All IP applicants who arrive during an “unaccommodated period” will be assessed by IPAS and the HSE “for significant vulnerabilities and health issues, and prioritised for accommodation as necessary”.
Rough sleepers will also be given information on accessing health and other public services, as well as contact details for IPAS for when accommodation does become available.
The Department said it will work closely with the HSE “to ensure that health services are provided to all those in need”.
Over the weekend, 107 asylum seekers were provided with accommodation, and none were turned away.
The Department is currently providing accommodation to 100,000 people, including 74,000 fleeing Ukraine and 26,000 IP applicants.
“Despite intensive efforts to source emergency accommodation, the Department is currently not in a position to provide accommodation to all international protection applicants due to the severe shortage.”
Amid cold and icy conditions over the weekend, there are also fears that unaccommodated asylum seekers could find themselves vulnerable as tensions remain in the aftermath of last week’s riots in Dublin and an attack on and burning of a tent in the city centre earlier this year.

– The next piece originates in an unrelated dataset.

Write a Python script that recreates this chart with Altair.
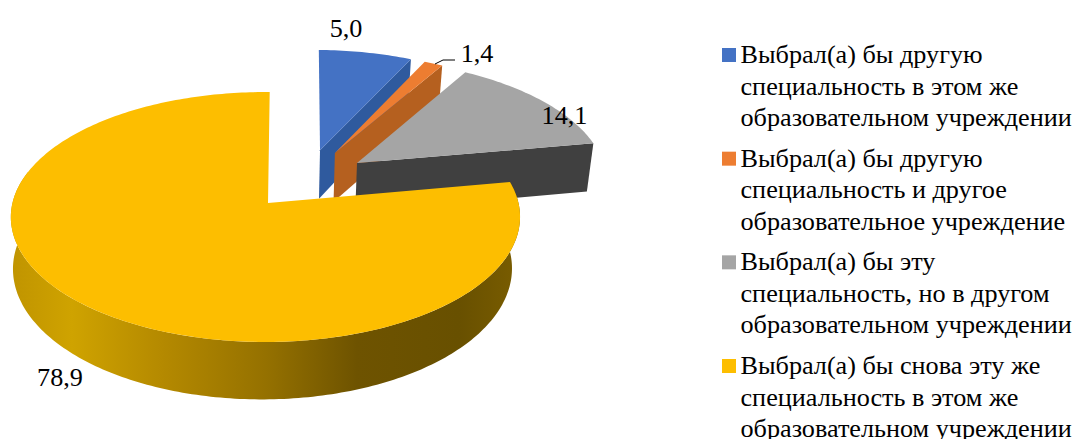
import math
import altair as alt

categories = [
    "Выбрал(а) бы другую\nспециальность в этом же\nобразовательном учреждении",
    "Выбрал(а) бы другую\nспециальность и другое\nобразовательное учреждение",
    "Выбрал(а) бы эту\nспециальность, но в другом\nобразовательном учреждении",
    "Выбрал(а) бы снова эту же\nспециальность в этом же\nобразовательном учреждении",
]
label_values = [5.0, 1.4, 14.1, 78.9]
# Shares of the circle as the slices are actually drawn in the picture
drawn_shares = [6.94, 1.39, 13.62, 78.05]
first_angle = 1.0
top_colors = ["#4472C4", "#ED7D31", "#A5A5A5", "#FDBE00"]
wall_colors = ["#2F5A9E", "#B5601F", "#404040", None]
# Explosion of each slice, in units of the pie radius
explode_u = [0.216, 0.277, 0.365, 0.0]
explode_v = [0.45, 0.424, 0.336, 0.0]
rim_shift_u = [0.0, 0.0, 0.0, -0.01]
wall_shift_u = [0.0, 0.0, 0.0, -0.012]
radii = [0.99, 0.99, 1.01, 1.0]
label_pos = [(346, 37), (477, 62), (564.5, 124), (60, 386)]

FONT = "Liberation Serif"
FONT_SIZE = 26.2
M = 8
X0, Y0 = 268 - M, 203 - M
A, B, K = 253.0, 123.4, 0.112
T, C = 51.0, 0.02


def project(u, v, low=False):
    w = 1 + K * v
    x = A * u / w
    y = -B * v / w
    if low:
        x *= 1 - C
        y += T / w
    return [round(X0 + x, 2), round(Y0 + y, 2)]


def feature(ring):
    return {
        "type": "Feature",
        "properties": {},
        "geometry": {"type": "Polygon", "coordinates": [ring + [ring[0]]]},
    }


def arc_angles(a0, a1, step=1.0):
    n = max(2, int(abs(a1 - a0) / step))
    return [a0 + (a1 - a0) * i / n for i in range(n + 1)]


def rim(i, a, low=False):
    r = radii[i]
    t = math.radians(a)
    shift = rim_shift_u[i] + (wall_shift_u[i] if low else 0.0)
    return project(
        explode_u[i] + shift + r * math.sin(t),
        explode_v[i] + r * math.cos(t),
        low,
    )


def top_ring(i, a0, a1):
    apex = project(explode_u[i], explode_v[i])
    return [apex] + [rim(i, a) for a in arc_angles(a0, a1)]


def cut_wall_ring(i, a1):
    return [
        project(explode_u[i], explode_v[i]),
        rim(i, a1),
        rim(i, a1, True),
        project(explode_u[i], explode_v[i], True),
    ]


def outer_wall_ring(i, a0, a1):
    angles = arc_angles(a0, a1)
    return [rim(i, a) for a in angles] + [rim(i, a, True) for a in reversed(angles)]


def shape(ring, fill):
    return (
        alt.Chart(alt.Data(values=[feature(ring)]))
        .mark_geoshape(fill=fill, strokeWidth=0)
        .project(type="identity", scale=1, translate=[0, 0])
    )


total = sum(drawn_shares)
edges = [first_angle]
for s in drawn_shares:
    edges.append(edges[-1] + 360.0 * s / total)

layers = []
for i in range(3):
    layers.append(shape(cut_wall_ring(i, edges[i + 1]), wall_colors[i]))
    layers.append(shape(top_ring(i, edges[i], edges[i + 1]), top_colors[i]))

yellow_wall = alt.Gradient(
    gradient="linear", x1=0, x2=1, y1=0, y2=0,
    stops=[
        alt.GradientStop(offset=0.0, color="#C09400"),
        alt.GradientStop(offset=0.12, color="#CFA300"),
        alt.GradientStop(offset=0.30, color="#B48900"),
        alt.GradientStop(offset=0.50, color="#957100"),
        alt.GradientStop(offset=0.68, color="#6E5300"),
        alt.GradientStop(offset=0.88, color="#685000"),
        alt.GradientStop(offset=1.0, color="#7A5D00"),
    ],
)
layers.append(shape(outer_wall_ring(3, edges[3], 285), yellow_wall))
layers.append(shape(top_ring(3, edges[3], edges[4]), top_colors[3]))

# Leader line of the small slice
for xa, xb, ya, yb in [(435, 443, 64, 60), (443, 455, 60, 60)]:
    layers.append(
        alt.Chart(alt.Data(values=[{"a": 1}])).mark_rule(color="#000000", strokeWidth=1).encode(
            x=alt.value(xa - M), x2=alt.value(xb - M), y=alt.value(ya - M), y2=alt.value(yb - M)
        )
    )

# Data labels
for v, (px, py) in zip(label_values, label_pos):
    layers.append(
        alt.Chart(alt.Data(values=[{"t": f"{v:.1f}".replace(".", ",")}]))
        .mark_text(font=FONT, fontSize=FONT_SIZE, color="#000000", align="center", baseline="alphabetic")
        .encode(text="t:N", x=alt.value(px - M), y=alt.value(py - M))
    )

# Legend
legend_rows = [{"cat": c, "color": k} for c, k in zip(categories, top_colors)]
legend_y = alt.Y(
    "cat:N",
    axis=None,
    sort=None,
    scale=alt.Scale(type="point", domain=categories, range=[55 - M, 366 - M], padding=0),
)
layers.append(
    alt.Chart(alt.Data(values=legend_rows)).mark_square(size=196, opacity=1, filled=True).encode(
        x=alt.value(729 - M),
        y=legend_y,
        color=alt.Color("color:N", scale=None, legend=None),
    )
)
layers.append(
    alt.Chart(alt.Data(values=legend_rows))
    .mark_text(
        font=FONT, fontSize=FONT_SIZE, color="#000000", align="left", baseline="alphabetic",
        lineBreak="\n", lineHeight=31.5, dy=8,
    )
    .encode(text="cat:N", x=alt.value(740.5 - M), y=legend_y)
)

chart = (
    alt.layer(*layers)
    .properties(width=1066, height=431, padding=0, autosize=alt.AutoSizeParams(type="none"))
    .configure_view(stroke=None)
)
chart.save("out.html", embed_options={"renderer": "svg", "actions": False})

It is understood there are concerns within Government regarding the safety of foreign nationals who are forced to sleep rough, in light of last week’s riots which were instigated by far-right, anti-immigrant groups. During the riots, some former and still-operating accommodation centres for asylum seekers were targeted and vandalised.
Tánaiste Michael Martin also warned that shortages of accommodation for asylum seekers are likely to continue. Mr Martin told journalists that it “is not that simple” to provide housing “overnight” for refugees and asylum seekers. He said that “asylum seeking has increased fivefold compared to the position 2018 and 2019. So the figures are quite significantly different.”

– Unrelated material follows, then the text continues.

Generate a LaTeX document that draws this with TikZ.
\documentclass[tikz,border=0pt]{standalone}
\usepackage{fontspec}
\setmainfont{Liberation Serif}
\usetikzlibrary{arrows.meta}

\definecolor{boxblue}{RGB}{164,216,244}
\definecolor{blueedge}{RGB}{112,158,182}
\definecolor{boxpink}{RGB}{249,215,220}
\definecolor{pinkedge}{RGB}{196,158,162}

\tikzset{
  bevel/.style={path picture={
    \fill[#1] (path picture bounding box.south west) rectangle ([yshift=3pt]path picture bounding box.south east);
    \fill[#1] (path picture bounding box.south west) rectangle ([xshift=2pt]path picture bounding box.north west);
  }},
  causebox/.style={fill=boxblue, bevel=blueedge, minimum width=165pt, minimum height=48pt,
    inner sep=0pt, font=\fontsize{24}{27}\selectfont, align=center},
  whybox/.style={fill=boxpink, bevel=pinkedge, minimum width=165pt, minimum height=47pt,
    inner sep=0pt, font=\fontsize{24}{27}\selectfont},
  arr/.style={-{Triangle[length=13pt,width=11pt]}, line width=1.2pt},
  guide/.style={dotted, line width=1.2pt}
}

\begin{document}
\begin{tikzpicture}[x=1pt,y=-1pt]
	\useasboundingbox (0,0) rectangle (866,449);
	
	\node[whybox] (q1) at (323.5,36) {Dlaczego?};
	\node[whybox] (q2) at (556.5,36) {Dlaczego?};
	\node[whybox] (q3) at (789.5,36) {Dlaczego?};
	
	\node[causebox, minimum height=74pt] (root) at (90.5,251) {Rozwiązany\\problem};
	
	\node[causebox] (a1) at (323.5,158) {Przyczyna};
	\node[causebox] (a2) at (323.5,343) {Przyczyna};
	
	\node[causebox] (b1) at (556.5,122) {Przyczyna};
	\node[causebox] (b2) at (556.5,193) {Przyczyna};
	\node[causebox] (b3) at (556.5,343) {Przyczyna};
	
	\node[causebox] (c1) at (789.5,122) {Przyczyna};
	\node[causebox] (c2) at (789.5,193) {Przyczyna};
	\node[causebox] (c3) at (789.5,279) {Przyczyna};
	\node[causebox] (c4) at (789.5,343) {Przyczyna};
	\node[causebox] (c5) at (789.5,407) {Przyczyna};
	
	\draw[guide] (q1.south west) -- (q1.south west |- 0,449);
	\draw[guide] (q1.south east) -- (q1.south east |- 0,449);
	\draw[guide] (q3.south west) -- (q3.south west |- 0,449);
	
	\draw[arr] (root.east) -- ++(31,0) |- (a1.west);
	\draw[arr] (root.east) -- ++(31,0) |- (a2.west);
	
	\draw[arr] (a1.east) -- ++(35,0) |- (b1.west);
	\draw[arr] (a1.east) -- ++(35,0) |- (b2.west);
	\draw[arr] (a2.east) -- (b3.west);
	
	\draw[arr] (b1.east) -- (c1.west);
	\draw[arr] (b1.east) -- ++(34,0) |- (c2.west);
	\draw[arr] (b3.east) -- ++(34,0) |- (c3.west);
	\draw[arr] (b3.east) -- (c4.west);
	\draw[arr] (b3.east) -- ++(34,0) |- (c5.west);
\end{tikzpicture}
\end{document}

He said that combined with the housing shortage and the international migration patterns “there will continue to be challenges. That’s the reality of what we’re dealing with.”
He said that many countries were experiencing similar pressures. Mr Martin added that there were further accommodation options due to come on stream. “We’re not looking at a full exhaustion [of supply],” he said, but declined to give any precise timescale. “The situation is challenging, we have about 100,000 Ukrainians, 70-odd thousand of which we are accommodating via the state and about 26,000 international protection asylum seekers,” he said.

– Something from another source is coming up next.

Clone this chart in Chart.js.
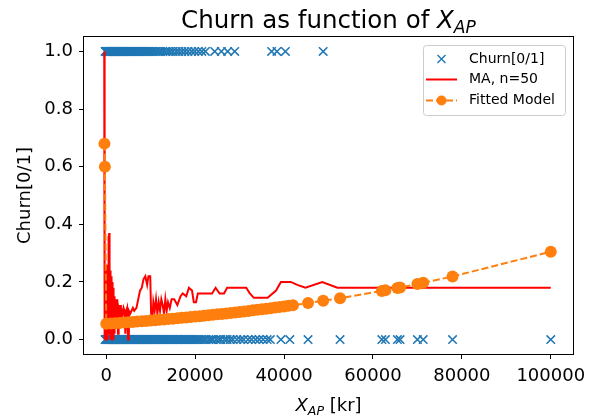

Mr Martin said that the Government had not yet agreed on changes to the conditions for refugees from Ukraine
Lucky Khambule, co-founder of the Movement of Asylum Seekers in Ireland (MASI), said that last week’s riots in Dublin was an indication of the extremes people will go to “to destroy other people”.
“What chance do people have, who are in the streets, who are in the tents, who are not monitored, not managed ... we can end up in the situation of people burnt alive in their tents,” Mr Khambule told RTÉ Radio’s Morning Ireland.
Mr Khambule said it was a “minimum requirement” that the State provide accommodation for asylum seekers.
“We have seen this earlier in the year, April, May, the way the Government did not provide any accommodation for the people that are new, coming into the country,” he said.
Mr Khambule accused the Government of a “lack of effort” in securing buildings that might be used to house asylum seekers ahead of the winter period.
He said he did not believe the Government’s excuse of a lack of available housing stock: “We don’t buy the situation that they can’t find accommodation. We don’t buy that.”
Mr Khambule also claimed that the Government was being influenced by communities objecting to the housing of migrants in their localities – a trend being driven by the far right.
“The fact that they are allowing the fear that is imposed by the local communities – powered by the far right – to refuse people to accommodate people seeking protection in this country. We have seen it in Kerry, we are seeing it in Leitrim, for the places that were earmarked for that,” he said.